I have made this dish four times, and every time I make it, I mean to blog about it! However, I just never get organized. This morning, though, I planned an extra portion so that I could blog about it!

This dish is fast and simple, yet it delivers like you have slaved over your stove for hours. The ingredient list is short, but the flavors come out complex and bright. I chose a top sirloin steak, because when it is cut thin, it pan sears beautifully. But, you could really use any cut of meat that you prefer. Filet mignon, NY steak, or even a Porterhouse. Of course, you would have to change the cooking time accordingly:) But, I can’t guarantee that it will pan sear as well as the top sirloin.
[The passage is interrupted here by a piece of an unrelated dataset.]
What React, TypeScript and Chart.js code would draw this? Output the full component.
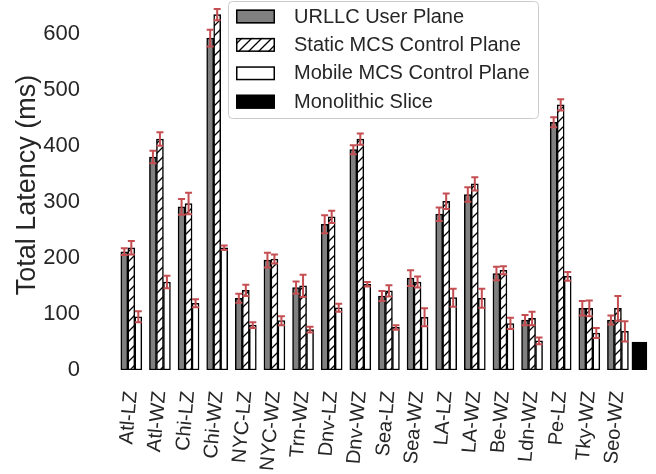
import React, { useEffect, useRef } from 'react';
import { Chart, registerables } from 'chart.js';

Chart.register(...registerables);

const categories = ['Atl-LZ', 'Atl-WZ', 'Chi-LZ', 'Chi-WZ', 'NYC-LZ', 'NYC-WZ', 'Trn-WZ', 'Dnv-LZ', 'Dnv-WZ', 'Sea-LZ', 'Sea-WZ', 'LA-LZ', 'LA-WZ', 'Be-WZ', 'Ldn-WZ', 'Pe-LZ', 'Tky-WZ', 'Seo-WZ'];
const urllcUserPlane = [211, 380, 291, 592, 128, 196, 147, 260, 393, 132, 164, 278, 313, 172, 89, 442, 110, 89];
const urllcUserPlaneErr = [6, 11, 14, 15, 8, 13, 11, 16, 8, 9, 14, 12, 13, 12, 9, 9, 13, 8];
const staticMcsControl = [218, 412, 297, 634, 142, 198, 150, 273, 412, 141, 157, 301, 332, 178, 92, 473, 110, 110];
const staticMcsControlErr = [12, 12, 19, 10, 10, 8, 20, 11, 10, 10, 10, 14, 12, 7, 12, 10, 14, 22];
const mobileMcsControl = [95, 157, 119, 218, 80, 88, 72, 111, 153, 76, 94, 129, 128, 83, 52, 167, 66, 69];
const mobileMcsControlErr = [10, 11, 7, 4, 5, 8, 5, 7, 4, 4, 16, 16, 17, 10, 6, 8, 9, 18];
const monolithicSlice = [50];
const seriesLabels = ['URLLC User Plane', 'Static MCS Control Plane', 'Mobile MCS Control Plane', 'Monolithic Slice'];
const yTicks = [0, 100, 200, 300, 400, 500, 600];
const yTitle = 'Total Latency (ms)';

const FONT = '"Liberation Sans", Arial, Helvetica, sans-serif';
const TEXT = '#262626';
const ERR = '#c44e52';

function makeHatch(ctx: CanvasRenderingContext2D) {
  const c = document.createElement('canvas');
  c.width = 10;
  c.height = 10;
  const g = c.getContext('2d')!;
  g.fillStyle = '#ffffff';
  g.fillRect(0, 0, 10, 10);
  g.strokeStyle = '#000000';
  g.lineWidth = 1.3;
  g.beginPath();
  g.moveTo(0, 10); g.lineTo(10, 0);
  g.moveTo(-5, 5); g.lineTo(5, -5);
  g.moveTo(5, 15); g.lineTo(15, 5);
  g.stroke();
  return ctx.createPattern(c, 'repeat')!;
}

const errorBarPlugin = {
  id: 'errorBars',
  afterDatasetsDraw(chart: any) {
    const { ctx } = chart;
    const yScale = chart.scales.y;
    ctx.save();
    chart.data.datasets.forEach((ds: any, di: number) => {
      const errs: number[] | undefined = ds.errors;
      if (!errs) return;
      const meta = chart.getDatasetMeta(di);
      meta.data.forEach((bar: any, j: number) => {
        const pt = ds.data[j];
        if (!pt || pt.y == null || errs[j] == null) return;
        const top = yScale.getPixelForValue(pt.y + errs[j]);
        const bot = yScale.getPixelForValue(pt.y - errs[j]);
        ctx.strokeStyle = ERR;
        ctx.lineWidth = 2;
        ctx.beginPath();
        ctx.moveTo(bar.x, top); ctx.lineTo(bar.x, bot);
        ctx.moveTo(bar.x - 3.5, top); ctx.lineTo(bar.x + 3.5, top);
        ctx.moveTo(bar.x - 3.5, bot); ctx.lineTo(bar.x + 3.5, bot);
        ctx.stroke();
      });
    });
    ctx.restore();
  },
};

const boxLegendPlugin = {
  id: 'boxLegend',
  afterDraw(chart: any) {
    const { ctx } = chart;
    ctx.save();
    ctx.beginPath();
    ctx.roundRect(228.5, 1.5, 310, 117, 4);
    ctx.fillStyle = 'rgba(255,255,255,0.8)';
    ctx.fill();
    ctx.strokeStyle = '#cccccc';
    ctx.lineWidth = 1;
    ctx.stroke();
    chart.data.datasets.forEach((ds: any, i: number) => {
      const sy = 9.5 + i * 28.4;
      ctx.fillStyle = ds.backgroundColor;
      ctx.fillRect(236, sy, 39, 14);
      ctx.strokeStyle = '#000000';
      ctx.lineWidth = 1.5;
      ctx.strokeRect(236.75, sy + 0.75, 37.5, 12.5);
      ctx.fillStyle = TEXT;
      ctx.font = `20px ${FONT}`;
      ctx.textBaseline = 'middle';
      ctx.textAlign = 'left';
      ctx.fillText(ds.label, 294, sy + 7.5);
    });
    ctx.restore();
  },
};

export default function App() {
  const ref = useRef<HTMLCanvasElement>(null);

  useEffect(() => {
    const canvas = ref.current!;
    const ctx = canvas.getContext('2d')!;
    const hatch = makeHatch(ctx);
    const pts = (vals: number[]) => vals.map((y, i) => ({ x: i, y }));
    const barBase = {
      borderColor: '#000000',
      borderWidth: 1.5,
      borderSkipped: false,
      barThickness: 7,
      skipNull: true,
    };
    Chart.defaults.font.family = FONT;

    const chart = new Chart(canvas, {
      type: 'bar',
      data: {
        datasets: [
          { ...barBase, label: seriesLabels[0], data: pts(urllcUserPlane), backgroundColor: '#808080', errors: urllcUserPlaneErr } as any,
          { ...barBase, label: seriesLabels[1], data: pts(staticMcsControl), backgroundColor: hatch, errors: staticMcsControlErr } as any,
          { ...barBase, label: seriesLabels[2], data: pts(mobileMcsControl), backgroundColor: '#ffffff', errors: mobileMcsControlErr } as any,
          {
            label: seriesLabels[3],
            data: [
              ...categories.map((_, i) => ({ x: i, y: null })),
              { x: categories.length - 0.25, y: monolithicSlice[0] },
            ],
            backgroundColor: '#000000',
            borderColor: '#000000',
            borderWidth: 1,
            borderSkipped: false,
            grouped: false,
            skipNull: true,
            barPercentage: 1,
            categoryPercentage: 1,
            maxBarThickness: 15,
          } as any,
        ],
      },
      options: {
        responsive: false,
        animation: false,
        devicePixelRatio: 1,
        layout: { padding: 0, autoPadding: false },
        plugins: { legend: { display: false }, tooltip: { enabled: false } },
        scales: {
          x: {
            type: 'linear',
            offset: false,
            min: -0.5,
            max: 18.33,
            grid: { display: false, drawTicks: false, offset: false },
            border: { display: false },
            afterBuildTicks: (axis: any) => {
              axis.ticks = categories.map((_, i) => ({ value: i }));
            },
            afterFit: (s: any) => {
              s.height = 104;
              s.paddingLeft = 0;
              s.paddingRight = 0;
            },
            ticks: {
              autoSkip: false,
              minRotation: 85,
              maxRotation: 85,
              padding: 20,
              color: TEXT,
              font: { size: 20, family: FONT },
              callback: (v: any) => categories[v] ?? '',
            },
          },
          y: {
            min: 0,
            max: 660,
            grid: { display: false, drawTicks: false },
            border: { display: false },
            afterBuildTicks: (axis: any) => {
              axis.ticks = yTicks.map((v) => ({ value: v }));
            },
            afterFit: (s: any) => {
              s.width = 117;
              s.paddingTop = 0;
              s.paddingBottom = 0;
            },
            ticks: {
              padding: 37,
              color: TEXT,
              font: { size: 22, family: FONT },
            },
            title: {
              display: true,
              text: yTitle,
              color: TEXT,
              font: { size: 27, family: FONT },
              padding: { top: 11, bottom: 0 },
            },
          },
        },
      } as any,
      plugins: [errorBarPlugin, boxLegendPlugin],
    });
    return () => chart.destroy();
  }, []);

  return (
    <div style={{ position: 'absolute', left: 0, top: 0, width: 656, height: 474, background: '#ffffff' }}>
      <canvas ref={ref} width={656} height={474} style={{ display: 'block' }} />
    </div>
  );
}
I have served this at a dinner party with a baked parmesan risotto, but fresh bread or even mashed potatoes would be terrific. Tonight, it was just steak and veggies for us though!
Prep time: 10 minutes
Cook time: 10 minutes
Serves 2 (can easily be doubled)
1 large (1 lb.) top sirloin steak , cut in half horizontally (so it is thinner)
Kosher salt and Cracked black pepper
1/2 bunch of asparagus spears, ends trimmed
2 tbsp. olive oil
1/2 tbsp. salted butter
1/2 tbsp. olive oil
1 pint cherry tomatoes, halved (multi-colored if available)
1 tsp. sugar (less if the tomatoes are sweet, like summertime)
1/4 c. fresh basil, roughly chopped
1/2 tbsp. aged balsamic
Kosher salt and Black pepper
Preheat oven to 350 degrees.
Sprinkle the steaks with a generous amount of salt and pepper. Let come to room temperature.
In a small baking pan, drizzle the asparagus with olive oil and season with salt and pepper. Place the asparagus in the preheated oven for 10 minutes or until roasted to your liking.
Meanwhile, heat 1 tbsp. olive oil over high heat. Pan sear the sirloin steaks for 2-3 minutes on each side (depending on your preference for doneness or the cut of meat your choose). Take them out of the pan and cover them on a plate with tin foil to let them rest.
Put 1/2 tbsp. butter and 1/2 tbsp. olive oil in the steak pan. Add the halved tomatoes and cook for 2-3 minutes. Add the sugar, balsamic and season with salt and pepper. Add in the basil. Stir through.
Take the asparagus out of the oven. To plate, put the asparagus on the bottom of the plate. Top the asparagus with the steak and then spoon over tomato pan sauce.